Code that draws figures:

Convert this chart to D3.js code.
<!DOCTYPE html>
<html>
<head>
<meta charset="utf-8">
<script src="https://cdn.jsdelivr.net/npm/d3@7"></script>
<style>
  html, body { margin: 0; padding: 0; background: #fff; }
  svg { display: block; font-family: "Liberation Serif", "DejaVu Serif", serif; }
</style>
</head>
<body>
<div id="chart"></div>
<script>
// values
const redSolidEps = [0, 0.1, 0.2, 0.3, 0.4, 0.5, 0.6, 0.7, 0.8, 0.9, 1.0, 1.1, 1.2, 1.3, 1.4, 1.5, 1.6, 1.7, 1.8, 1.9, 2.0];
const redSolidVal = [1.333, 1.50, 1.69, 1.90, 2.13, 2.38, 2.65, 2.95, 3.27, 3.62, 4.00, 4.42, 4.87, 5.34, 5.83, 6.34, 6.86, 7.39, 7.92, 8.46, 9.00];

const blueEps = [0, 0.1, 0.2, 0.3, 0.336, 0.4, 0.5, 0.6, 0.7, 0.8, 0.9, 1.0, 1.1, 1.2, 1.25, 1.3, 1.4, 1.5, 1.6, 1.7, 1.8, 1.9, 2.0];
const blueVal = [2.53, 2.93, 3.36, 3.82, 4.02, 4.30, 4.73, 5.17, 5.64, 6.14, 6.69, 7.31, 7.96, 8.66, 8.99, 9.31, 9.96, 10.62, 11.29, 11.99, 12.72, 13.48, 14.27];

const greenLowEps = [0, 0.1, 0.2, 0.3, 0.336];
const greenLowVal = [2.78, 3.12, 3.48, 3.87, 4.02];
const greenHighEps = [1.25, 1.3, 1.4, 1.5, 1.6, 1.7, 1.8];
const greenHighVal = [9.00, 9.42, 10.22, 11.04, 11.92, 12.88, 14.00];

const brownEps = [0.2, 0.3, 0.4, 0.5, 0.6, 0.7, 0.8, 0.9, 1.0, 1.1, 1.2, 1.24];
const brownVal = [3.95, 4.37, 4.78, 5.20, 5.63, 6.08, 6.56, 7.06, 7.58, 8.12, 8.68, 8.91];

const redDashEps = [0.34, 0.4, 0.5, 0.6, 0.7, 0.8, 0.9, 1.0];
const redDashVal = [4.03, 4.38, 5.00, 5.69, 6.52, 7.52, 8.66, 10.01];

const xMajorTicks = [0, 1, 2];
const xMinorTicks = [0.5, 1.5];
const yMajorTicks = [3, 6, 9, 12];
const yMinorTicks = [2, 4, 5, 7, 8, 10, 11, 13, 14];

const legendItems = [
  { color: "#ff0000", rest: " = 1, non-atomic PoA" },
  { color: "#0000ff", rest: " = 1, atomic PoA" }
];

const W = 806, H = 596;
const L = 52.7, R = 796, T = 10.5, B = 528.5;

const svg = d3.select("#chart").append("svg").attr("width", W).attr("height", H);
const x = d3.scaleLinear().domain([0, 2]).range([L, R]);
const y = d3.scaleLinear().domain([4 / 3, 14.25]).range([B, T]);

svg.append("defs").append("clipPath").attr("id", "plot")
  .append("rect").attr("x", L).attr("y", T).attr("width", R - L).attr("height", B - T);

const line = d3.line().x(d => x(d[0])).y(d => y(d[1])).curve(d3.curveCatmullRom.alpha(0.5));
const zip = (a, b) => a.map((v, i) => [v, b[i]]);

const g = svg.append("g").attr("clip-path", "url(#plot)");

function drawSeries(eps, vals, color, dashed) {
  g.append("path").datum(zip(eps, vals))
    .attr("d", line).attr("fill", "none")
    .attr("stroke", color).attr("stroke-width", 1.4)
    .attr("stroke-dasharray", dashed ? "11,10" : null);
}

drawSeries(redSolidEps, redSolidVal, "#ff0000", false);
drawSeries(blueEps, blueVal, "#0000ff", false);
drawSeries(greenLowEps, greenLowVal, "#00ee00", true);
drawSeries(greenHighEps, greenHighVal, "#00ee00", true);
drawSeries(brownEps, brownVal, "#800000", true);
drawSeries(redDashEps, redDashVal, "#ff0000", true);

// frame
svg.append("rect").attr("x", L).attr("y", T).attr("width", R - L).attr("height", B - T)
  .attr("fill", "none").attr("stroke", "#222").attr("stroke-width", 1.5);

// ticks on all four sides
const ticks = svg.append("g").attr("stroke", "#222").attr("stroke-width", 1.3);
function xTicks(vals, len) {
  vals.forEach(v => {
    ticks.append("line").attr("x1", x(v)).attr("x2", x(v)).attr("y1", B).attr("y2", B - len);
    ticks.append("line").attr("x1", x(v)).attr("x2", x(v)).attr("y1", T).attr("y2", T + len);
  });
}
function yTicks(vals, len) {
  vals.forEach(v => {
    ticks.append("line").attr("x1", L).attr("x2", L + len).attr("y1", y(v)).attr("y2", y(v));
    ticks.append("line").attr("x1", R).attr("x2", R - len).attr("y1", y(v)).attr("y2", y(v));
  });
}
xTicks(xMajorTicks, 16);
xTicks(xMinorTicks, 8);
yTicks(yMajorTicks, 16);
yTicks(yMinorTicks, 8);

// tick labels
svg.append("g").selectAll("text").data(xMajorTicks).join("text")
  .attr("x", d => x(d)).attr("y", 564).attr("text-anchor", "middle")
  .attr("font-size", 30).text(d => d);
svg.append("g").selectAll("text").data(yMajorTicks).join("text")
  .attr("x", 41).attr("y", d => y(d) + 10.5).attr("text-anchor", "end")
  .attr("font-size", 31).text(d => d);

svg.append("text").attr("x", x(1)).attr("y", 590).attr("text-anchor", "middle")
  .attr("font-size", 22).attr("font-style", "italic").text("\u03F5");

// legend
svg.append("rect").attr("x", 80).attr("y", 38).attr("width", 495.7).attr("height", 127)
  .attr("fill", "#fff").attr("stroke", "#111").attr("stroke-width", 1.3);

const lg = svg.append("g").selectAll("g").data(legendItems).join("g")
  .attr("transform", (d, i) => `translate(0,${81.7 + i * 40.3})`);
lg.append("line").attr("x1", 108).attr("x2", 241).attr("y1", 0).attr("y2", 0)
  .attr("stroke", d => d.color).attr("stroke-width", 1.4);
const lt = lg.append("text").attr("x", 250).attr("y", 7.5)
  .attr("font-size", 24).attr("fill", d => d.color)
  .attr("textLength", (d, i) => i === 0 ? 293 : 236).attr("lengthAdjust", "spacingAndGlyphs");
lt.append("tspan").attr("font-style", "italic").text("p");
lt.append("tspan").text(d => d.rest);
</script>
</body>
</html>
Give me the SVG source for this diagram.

__What is expected__:
From the listing above, extract all records word for word.

__Finished task__:
Convert this chart to D3.js code.
<!DOCTYPE html>
<html>
<head>
<meta charset="utf-8">
<script src="https://cdn.jsdelivr.net/npm/d3@7"></script>
<style>
  html, body { margin: 0; padding: 0; background: #fff; }
  svg { display: block; font-family: "Liberation Serif", "DejaVu Serif", serif; }
</style>
</head>
<body>
<div id="chart"></div>
<script>
// values
const redSolidEps = [0, 0.1, 0.2, 0.3, 0.4, 0.5, 0.6, 0.7, 0.8, 0.9, 1.0, 1.1, 1.2, 1.3, 1.4, 1.5, 1.6, 1.7, 1.8, 1.9, 2.0];
const redSolidVal = [1.333, 1.50, 1.69, 1.90, 2.13, 2.38, 2.65, 2.95, 3.27, 3.62, 4.00, 4.42, 4.87, 5.34, 5.83, 6.34, 6.86, 7.39, 7.92, 8.46, 9.00];

const blueEps = [0, 0.1, 0.2, 0.3, 0.336, 0.4, 0.5, 0.6, 0.7, 0.8, 0.9, 1.0, 1.1, 1.2, 1.25, 1.3, 1.4, 1.5, 1.6, 1.7, 1.8, 1.9, 2.0];
const blueVal = [2.53, 2.93, 3.36, 3.82, 4.02, 4.30, 4.73, 5.17, 5.64, 6.14, 6.69, 7.31, 7.96, 8.66, 8.99, 9.31, 9.96, 10.62, 11.29, 11.99, 12.72, 13.48, 14.27];

const greenLowEps = [0, 0.1, 0.2, 0.3, 0.336];
const greenLowVal = [2.78, 3.12, 3.48, 3.87, 4.02];
const greenHighEps = [1.25, 1.3, 1.4, 1.5, 1.6, 1.7, 1.8];
const greenHighVal = [9.00, 9.42, 10.22, 11.04, 11.92, 12.88, 14.00];

const brownEps = [0.2, 0.3, 0.4, 0.5, 0.6, 0.7, 0.8, 0.9, 1.0, 1.1, 1.2, 1.24];
const brownVal = [3.95, 4.37, 4.78, 5.20, 5.63, 6.08, 6.56, 7.06, 7.58, 8.12, 8.68, 8.91];

const redDashEps = [0.34, 0.4, 0.5, 0.6, 0.7, 0.8, 0.9, 1.0];
const redDashVal = [4.03, 4.38, 5.00, 5.69, 6.52, 7.52, 8.66, 10.01];

const xMajorTicks = [0, 1, 2];
const xMinorTicks = [0.5, 1.5];
const yMajorTicks = [3, 6, 9, 12];
const yMinorTicks = [2, 4, 5, 7, 8, 10, 11, 13, 14];

const legendItems = [
  { color: "#ff0000", rest: " = 1, non-atomic PoA" },
  { color: "#0000ff", rest: " = 1, atomic PoA" }
];

const W = 806, H = 596;
const L = 52.7, R = 796, T = 10.5, B = 528.5;

const svg = d3.select("#chart").append("svg").attr("width", W).attr("height", H);
const x = d3.scaleLinear().domain([0, 2]).range([L, R]);
const y = d3.scaleLinear().domain([4 / 3, 14.25]).range([B, T]);

svg.append("defs").append("clipPath").attr("id", "plot")
  .append("rect").attr("x", L).attr("y", T).attr("width", R - L).attr("height", B - T);

const line = d3.line().x(d => x(d[0])).y(d => y(d[1])).curve(d3.curveCatmullRom.alpha(0.5));
const zip = (a, b) => a.map((v, i) => [v, b[i]]);

const g = svg.append("g").attr("clip-path", "url(#plot)");

function drawSeries(eps, vals, color, dashed) {
  g.append("path").datum(zip(eps, vals))
    .attr("d", line).attr("fill", "none")
    .attr("stroke", color).attr("stroke-width", 1.4)
    .attr("stroke-dasharray", dashed ? "11,10" : null);
}

drawSeries(redSolidEps, redSolidVal, "#ff0000", false);
drawSeries(blueEps, blueVal, "#0000ff", false);
drawSeries(greenLowEps, greenLowVal, "#00ee00", true);
drawSeries(greenHighEps, greenHighVal, "#00ee00", true);
drawSeries(brownEps, brownVal, "#800000", true);
drawSeries(redDashEps, redDashVal, "#ff0000", true);

// frame
svg.append("rect").attr("x", L).attr("y", T).attr("width", R - L).attr("height", B - T)
  .attr("fill", "none").attr("stroke", "#222").attr("stroke-width", 1.5);

// ticks on all four sides
const ticks = svg.append("g").attr("stroke", "#222").attr("stroke-width", 1.3);
function xTicks(vals, len) {
  vals.forEach(v => {
    ticks.append("line").attr("x1", x(v)).attr("x2", x(v)).attr("y1", B).attr("y2", B - len);
    ticks.append("line").attr("x1", x(v)).attr("x2", x(v)).attr("y1", T).attr("y2", T + len);
  });
}
function yTicks(vals, len) {
  vals.forEach(v => {
    ticks.append("line").attr("x1", L).attr("x2", L + len).attr("y1", y(v)).attr("y2", y(v));
    ticks.append("line").attr("x1", R).attr("x2", R - len).attr("y1", y(v)).attr("y2", y(v));
  });
}
xTicks(xMajorTicks, 16);
xTicks(xMinorTicks, 8);
yTicks(yMajorTicks, 16);
yTicks(yMinorTicks, 8);

// tick labels
svg.append("g").selectAll("text").data(xMajorTicks).join("text")
  .attr("x", d => x(d)).attr("y", 564).attr("text-anchor", "middle")
  .attr("font-size", 30).text(d => d);
svg.append("g").selectAll("text").data(yMajorTicks).join("text")
  .attr("x", 41).attr("y", d => y(d) + 10.5).attr("text-anchor", "end")
  .attr("font-size", 31).text(d => d);

svg.append("text").attr("x", x(1)).attr("y", 590).attr("text-anchor", "middle")
  .attr("font-size", 22).attr("font-style", "italic").text("\u03F5");

// legend
svg.append("rect").attr("x", 80).attr("y", 38).attr("width", 495.7).attr("height", 127)
  .attr("fill", "#fff").attr("stroke", "#111").attr("stroke-width", 1.3);

const lg = svg.append("g").selectAll("g").data(legendItems).join("g")
  .attr("transform", (d, i) => `translate(0,${81.7 + i * 40.3})`);
lg.append("line").attr("x1", 108).attr("x2", 241).attr("y1", 0).attr("y2", 0)
  .attr("stroke", d => d.color).attr("stroke-width", 1.4);
const lt = lg.append("text").attr("x", 250).attr("y", 7.5)
  .attr("font-size", 24).attr("fill", d => d.color)
  .attr("textLength", (d, i) => i === 0 ? 293 : 236).attr("lengthAdjust", "spacingAndGlyphs");
lt.append("tspan").attr("font-style", "italic").text("p");
lt.append("tspan").text(d => d.rest);
</script>
</body>
</html>
Give me the SVG source for this diagram.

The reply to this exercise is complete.